Terms & Conditions
1. Introduction
These Terms and Conditions (the “Agreement”) govern the provision of design services (the “Services”) by Outsource Designing (the “Company” or “Provider”) to the “client (s)”. By engaging in our Services, the Client agrees to comply with and be bound by these Terms.
2. Services
2.1 Scope of Services
The Company agrees to provide design services, including but not limited to graphic design, web design, branding, and related digital design services as outlined in the Client’s request for proposal (RFP) or as agreed upon in the project scope.
2.2 Changes to Scope
Any changes to the original scope of work must be agreed upon in writing by both parties. Additional work outside the agreed scope will incur additional fees.
3. Client Responsibilities
3.1 Information and Materials
The Client agrees to provide all necessary information, materials, and feedback promptly to ensure the timely completion of the project.
3.2 Approval and Feedback
The Client is responsible for reviewing deliverables and providing timely feedback. Delays in feedback may affect project timelines.
4. Payment Terms
4.1 Fees
The Client agrees to pay the fees as specified in the project proposal or agreement. Fees are generally based on project scope, complexity, and duration.
4.2 Payment Schedule
Milestone Payments
Payments are due upon completion of agreed milestones.
Final Payment
The remaining balance is due upon project completion and before final delivery of assets.
5. Intellectual Property Rights
5.1 Ownership
Upon full payment, the Client will own the rights to the final deliverables. However, the Company retains ownership of any pre-existing materials, templates, or design elements used in the project.
5.2 License
The Client is granted a non-exclusive, perpetual license to use the final deliverables for their intended purpose. The Company may use the work in its portfolio unless otherwise agreed.
6. Confidentiality
6.1 Confidential Information
Both parties agree to keep confidential any proprietary or confidential information disclosed during the project. This includes business plans, designs, and trade secrets.
6.2 Disclosure
Confidential information may be disclosed only if required by law or with the express consent of the disclosing party.
7. Warranties and Disclaimers
7.1 Service Quality
The Company warrants that it will provide the Services in a professional and workmanlike manner. However, the Company does not guarantee any specific results or outcomes.
7.2 No Warranty for Third-Party Materials
The Company is not responsible for the quality, performance, or compatibility of third-party materials or services used in the project.

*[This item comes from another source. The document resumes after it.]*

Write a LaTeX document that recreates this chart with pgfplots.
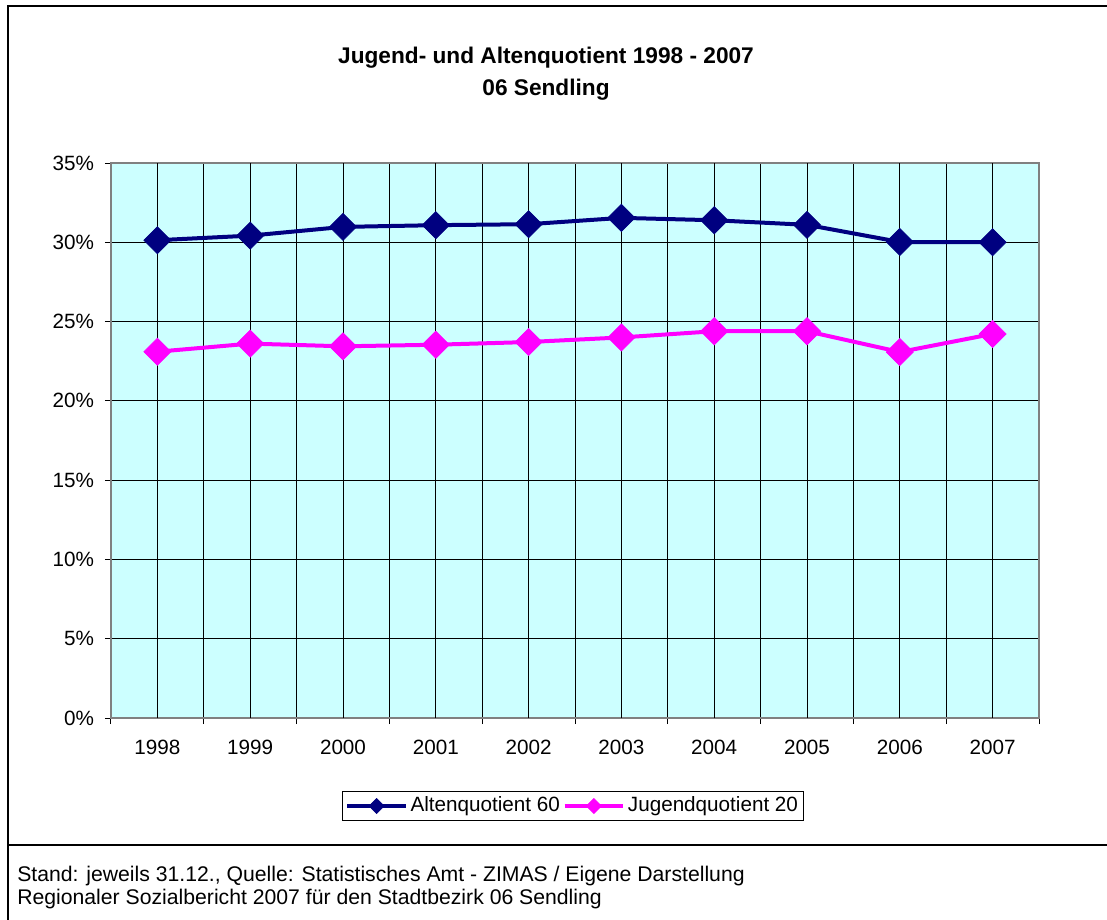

8. Limitation of Liability
8.1 Limitations
To the maximum extent permitted by law, the Company’s liability for any claims arising out of the Services will be limited to the amount paid by the Client for the Services.
8.2 Consequential Damages
The Company is not liable for any indirect, incidental, or consequential damages, including loss of profits or data.
9. Termination
9.1 Termination by Client
The Client may terminate the agreement at any time by providing written notice. In such cases, the Client is responsible for paying for all work completed up to the termination date.
9.2 Termination by Company
The Company may terminate the agreement if the Client breaches any terms or fails to make timely payments. In such cases, the Client is responsible for paying for all work completed up to the termination date.
10. Dispute Resolution
10.1 Negotiation
In the event of a dispute, the parties agree to attempt to resolve the issue through negotiation before seeking other remedies.
11. Governing Law
This Agreement will be governed by and construed in accordance with the laws of USA, without regard to its conflict of law principles.
12. Amendments
Any amendments or modifications to this Agreement must be made in writing and signed by both parties.
13. Force Majeure
Neither party will be liable for any failure or delay in performance due to circumstances beyond its reasonable control, including but not limited to natural disasters, strikes, or acts of war.
14. Severability
If any provision of this Agreement is found to be invalid or unenforceable, the remaining provisions will continue in full force and effect.
15. Entire Agreement
This Agreement constitutes the entire agreement between the parties and supersedes all prior agreements or understandings, whether written or oral.
16. Notices
All notices under this Agreement must be in writing and sent to the addresses provided by the parties.
17. Assignment
The Client may not assign this Agreement or any of its rights or obligations without the prior written consent of the Company. The Company may assign this Agreement to any successor or affiliate.
18. Contact Information
For any questions or concerns regarding this Agreement or the Services, please contact:
Address:
14 Wall Street, 20th Floor, Manhattan, New York, 10005, USA
Phone:
+1 (646) 777-9116
Email:
sales@outsourcedesigning.com
By engaging in our Services, the Client acknowledges that they have read, understood, and agree to these Terms and Conditions.